"""
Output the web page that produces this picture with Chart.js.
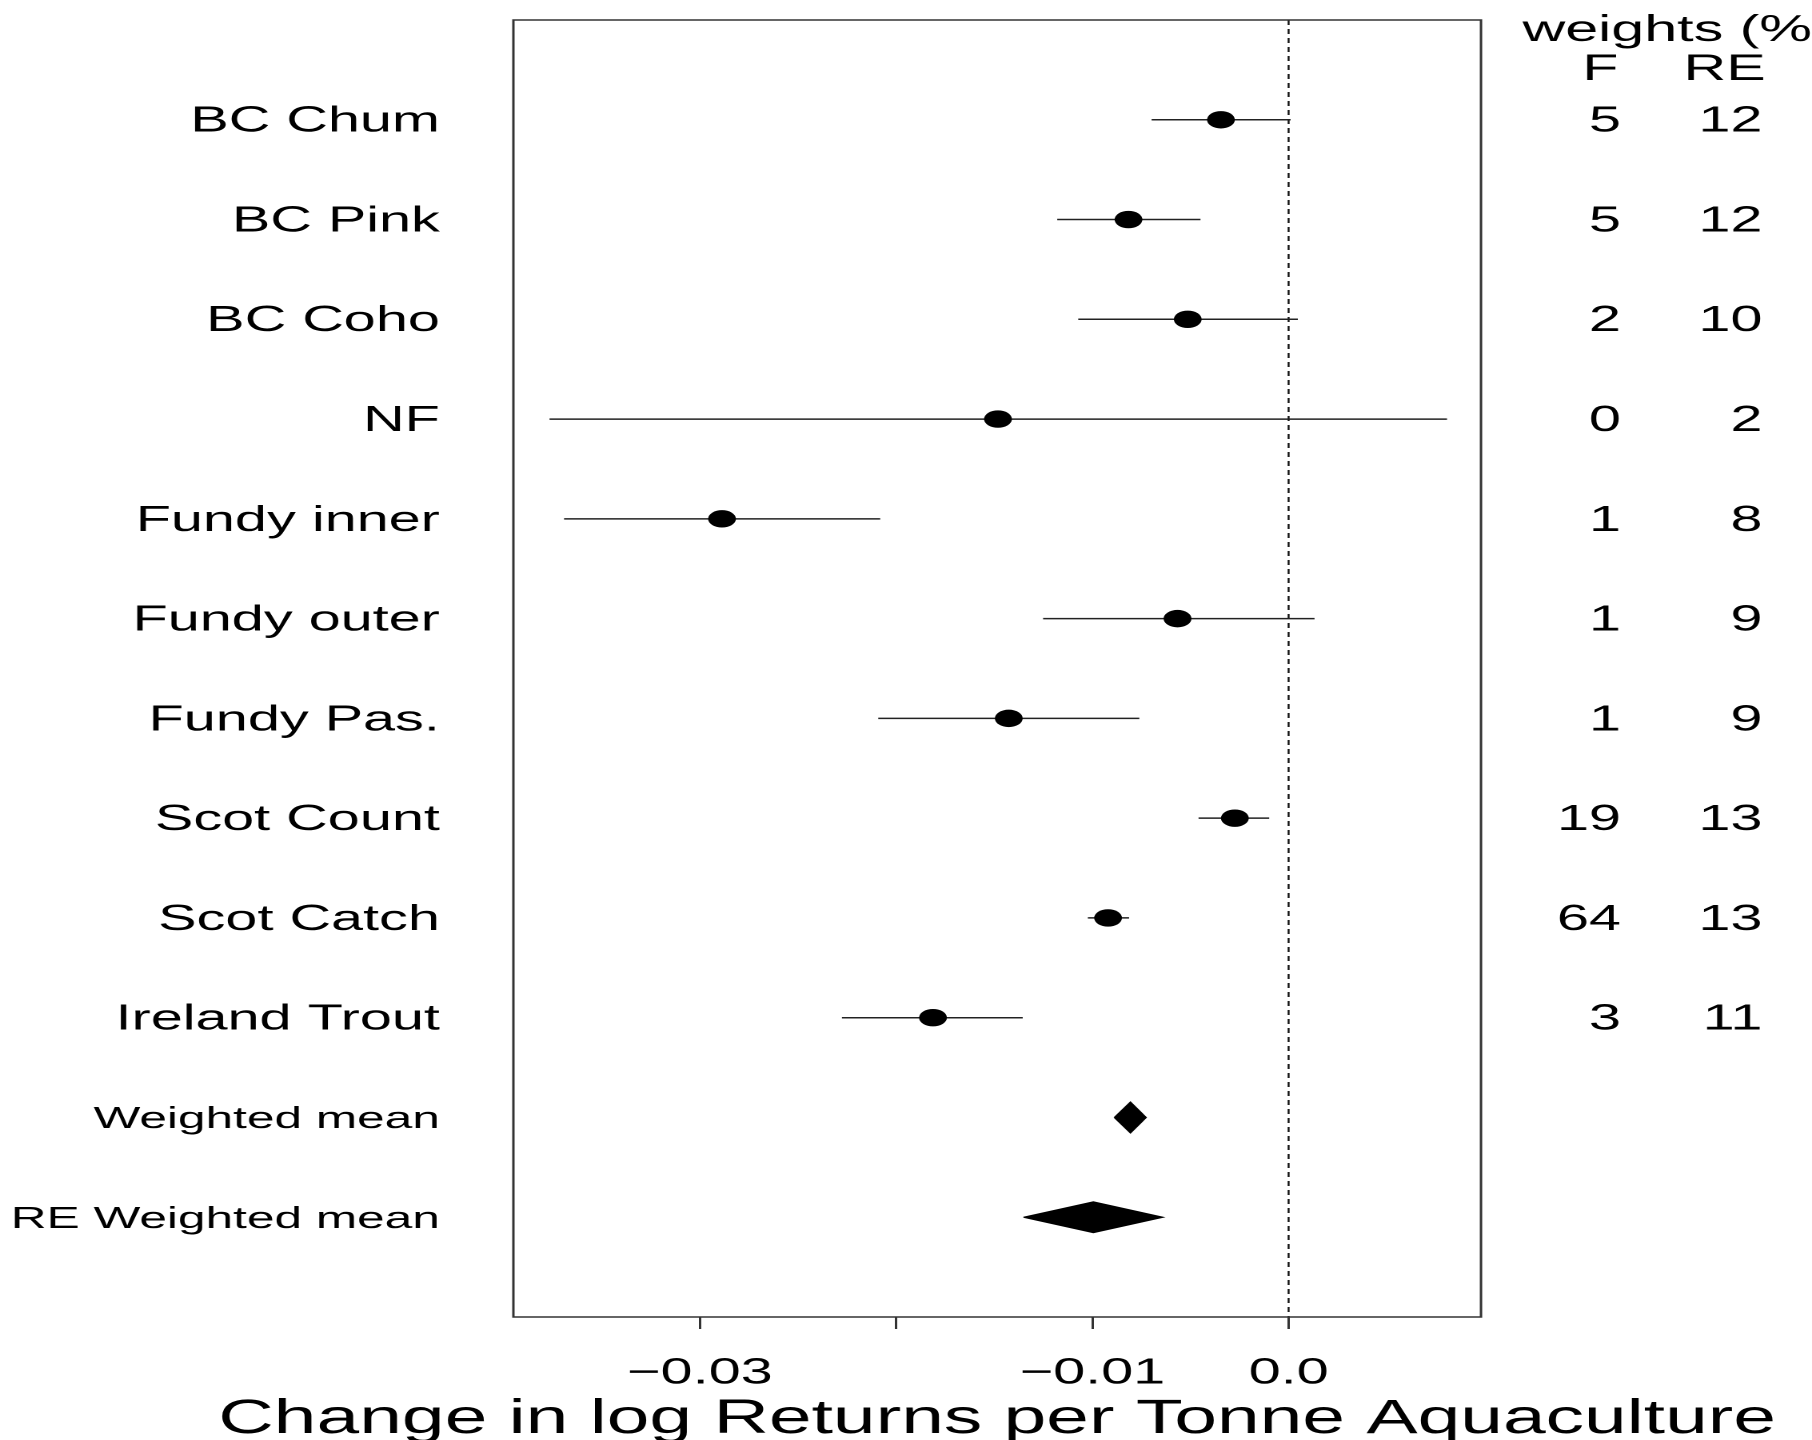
<!DOCTYPE html>
<html>
<head>
<meta charset="utf-8">
<script src="https://cdn.jsdelivr.net/npm/chart.js@4"></script>
<style>
html, body { margin: 0; padding: 0; background: #fff; overflow: hidden; }
/* the original figure is stretched sideways, so draw narrow and widen */
#wrap { width: 1133px; height: 1440px; transform: scaleX(1.5993); transform-origin: 0 0; }
</style>
</head>
<body>
<div id="wrap"><canvas id="chart"></canvas></div>
<script>
const studies = ['BC Chum', 'BC Pink', 'BC Coho', 'NF', 'Fundy inner', 'Fundy outer', 'Fundy Pas.', 'Scot Count', 'Scot Catch', 'Ireland Trout'];
const est    = [-0.00345, -0.00816, -0.00514, -0.01481, -0.02887, -0.00566, -0.01426, -0.00274, -0.0092, -0.01812];
const ciLow  = [-0.00698, -0.01179, -0.01072, -0.03766, -0.03692, -0.01251, -0.02091, -0.00459, -0.01023, -0.02276];
const ciHigh = [0.0001, -0.00449, 0.00047, 0.00807, -0.02081, 0.00132, -0.00761, -0.00099, -0.00813, -0.01355];
const weightF  = [5, 5, 2, 0, 1, 1, 1, 19, 64, 3];
const weightRE = [12, 12, 10, 2, 8, 9, 9, 13, 13, 11];

const summaryLabels = ['Weighted mean', 'RE Weighted mean'];
const summaryEst  = [-0.00806, -0.00995];
const summaryLow  = [-0.00888, -0.01351];
const summaryHigh = [-0.00726, -0.00639];

const xTicks = [-0.03, -0.02, -0.01, 0];
const xTickLabels = ['\u22120.03', '', '\u22120.01', '0.0'];
const xTitle = 'Change in log Returns per Tonne Aquaculture';

const allLabels = studies.concat(summaryLabels);
const FONT = '"Liberation Sans", Arial, Helvetica, sans-serif';
const diamondHalf = 0.155;

Chart.defaults.font.family = FONT;
Chart.defaults.color = '#000';

const ciSets = studies.map((s, i) => ({
  data: [{ x: ciLow[i], y: i + 1 }, { x: ciHigh[i], y: i + 1 }],
  showLine: true, borderColor: '#222', borderWidth: 1.5, pointRadius: 0
}));

const diamondSets = summaryLabels.map((s, j) => {
  const yv = studies.length + j + 1;
  return {
    data: [
      { x: summaryLow[j], y: yv },
      { x: summaryEst[j], y: yv - diamondHalf },
      { x: summaryHigh[j], y: yv },
      { x: summaryEst[j], y: yv + diamondHalf },
      { x: summaryLow[j], y: yv }
    ],
    showLine: true, fill: 'shape', backgroundColor: '#000', borderColor: '#000', borderWidth: 1, pointRadius: 0
  };
});

const frame = {
  id: 'frame',
  afterDatasetsDraw(chart) {
    const { ctx, chartArea: a } = chart;
    ctx.save();
    ctx.strokeStyle = '#333';
    ctx.lineWidth = 1.5;
    ctx.strokeRect(a.left, a.top, a.right - a.left, a.bottom - a.top);
    ctx.restore();
  }
};

// weights columns on the right and the x axis title (drawn here so it is not squeezed)
const sideText = {
  id: 'sideText',
  afterDraw(chart) {
    const ctx = chart.ctx, y = chart.scales.y, a = chart.chartArea;
    ctx.save();
    ctx.fillStyle = '#000';
    ctx.textBaseline = 'middle';
    ctx.font = '37px ' + FONT;
    ctx.textAlign = 'left';
    ctx.fillText('weights (%)', 952, 31);
    ctx.textAlign = 'right';
    ctx.fillText('F', 1012, 70);
    ctx.fillText('RE', 1104, 70);
    ctx.font = '36px ' + FONT;
    studies.forEach((s, i) => {
      const py = y.getPixelForValue(i + 1) + 2;
      ctx.fillText(String(weightF[i]), 1013.5, py);
      ctx.fillText(String(weightRE[i]), 1102, py);
    });
    ctx.textAlign = 'center';
    ctx.textBaseline = 'alphabetic';
    ctx.font = '48px ' + FONT;
    ctx.fillText(xTitle, (a.left + a.right) / 2, 1433);
    ctx.restore();
  }
};

new Chart(document.getElementById('chart'), {
  type: 'scatter',
  data: {
    datasets: [
      {
        data: est.map((v, i) => ({ x: v, y: i + 1 })),
        pointRadius: 8.7, pointBackgroundColor: '#000', pointBorderWidth: 0, showLine: false
      },
      ...ciSets,
      ...diamondSets,
      {
        data: [{ x: 0, y: 0 }, { x: 0, y: allLabels.length + 1 }],
        showLine: true, borderColor: '#111', borderWidth: 1.2, borderDash: [5, 4], pointRadius: 0
      }
    ]
  },
  options: {
    responsive: true,
    maintainAspectRatio: false,
    animation: false,
    devicePixelRatio: 2,
    events: [],
    layout: { padding: { top: 20, right: 207, bottom: 0, left: 0 } },
    plugins: { legend: { display: false }, tooltip: { enabled: false } },
    scales: {
      x: {
        type: 'linear',
        min: -0.0395,
        max: 0.0098,
        afterBuildTicks: s => { s.ticks = xTicks.map(v => ({ value: v })); },
        afterFit: s => { s.height = 123; s.paddingLeft = 0; s.paddingRight = 0; },
        ticks: {
          font: { size: 36 }, padding: 23, maxRotation: 0, autoSkip: false,
          callback: (v, i) => xTickLabels[i]
        },
        grid: { drawOnChartArea: false, drawTicks: true, tickLength: 12, color: '#333', lineWidth: 1.5 },
        border: { display: false }
      },
      y: {
        type: 'linear',
        reverse: true,
        min: 0,
        max: allLabels.length + 1,
        afterBuildTicks: s => { s.ticks = allLabels.map((l, i) => ({ value: i + 1 })); },
        afterFit: s => { s.width = 321; s.paddingTop = 0; s.paddingBottom = 0; },
        ticks: {
          padding: 46, autoSkip: false, labelOffset: 2,
          font: c => ({ size: c.index >= studies.length ? 31 : 36 }),
          callback: v => allLabels[v - 1]
        },
        grid: { display: false, drawTicks: false },
        border: { display: false }
      }
    }
  },
  plugins: [frame, sideText]
});
</script>
</body>
</html>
"""
Task: Restate exactly, please, only the lines between the start of the data and the line containing "const diamondHalf = 0.155;", both ends included, skipping the pictures.

Response:
Output the web page that produces this picture with Chart.js.
<!DOCTYPE html>
<html>
<head>
<meta charset="utf-8">
<script src="https://cdn.jsdelivr.net/npm/chart.js@4"></script>
<style>
html, body { margin: 0; padding: 0; background: #fff; overflow: hidden; }
/* the original figure is stretched sideways, so draw narrow and widen */
#wrap { width: 1133px; height: 1440px; transform: scaleX(1.5993); transform-origin: 0 0; }
</style>
</head>
<body>
<div id="wrap"><canvas id="chart"></canvas></div>
<script>
const studies = ['BC Chum', 'BC Pink', 'BC Coho', 'NF', 'Fundy inner', 'Fundy outer', 'Fundy Pas.', 'Scot Count', 'Scot Catch', 'Ireland Trout'];
const est    = [-0.00345, -0.00816, -0.00514, -0.01481, -0.02887, -0.00566, -0.01426, -0.00274, -0.0092, -0.01812];
const ciLow  = [-0.00698, -0.01179, -0.01072, -0.03766, -0.03692, -0.01251, -0.02091, -0.00459, -0.01023, -0.02276];
const ciHigh = [0.0001, -0.00449, 0.00047, 0.00807, -0.02081, 0.00132, -0.00761, -0.00099, -0.00813, -0.01355];
const weightF  = [5, 5, 2, 0, 1, 1, 1, 19, 64, 3];
const weightRE = [12, 12, 10, 2, 8, 9, 9, 13, 13, 11];

const summaryLabels = ['Weighted mean', 'RE Weighted mean'];
const summaryEst  = [-0.00806, -0.00995];
const summaryLow  = [-0.00888, -0.01351];
const summaryHigh = [-0.00726, -0.00639];

const xTicks = [-0.03, -0.02, -0.01, 0];
const xTickLabels = ['\u22120.03', '', '\u22120.01', '0.0'];
const xTitle = 'Change in log Returns per Tonne Aquaculture';

const allLabels = studies.concat(summaryLabels);
const FONT = '"Liberation Sans", Arial, Helvetica, sans-serif';
const diamondHalf = 0.155;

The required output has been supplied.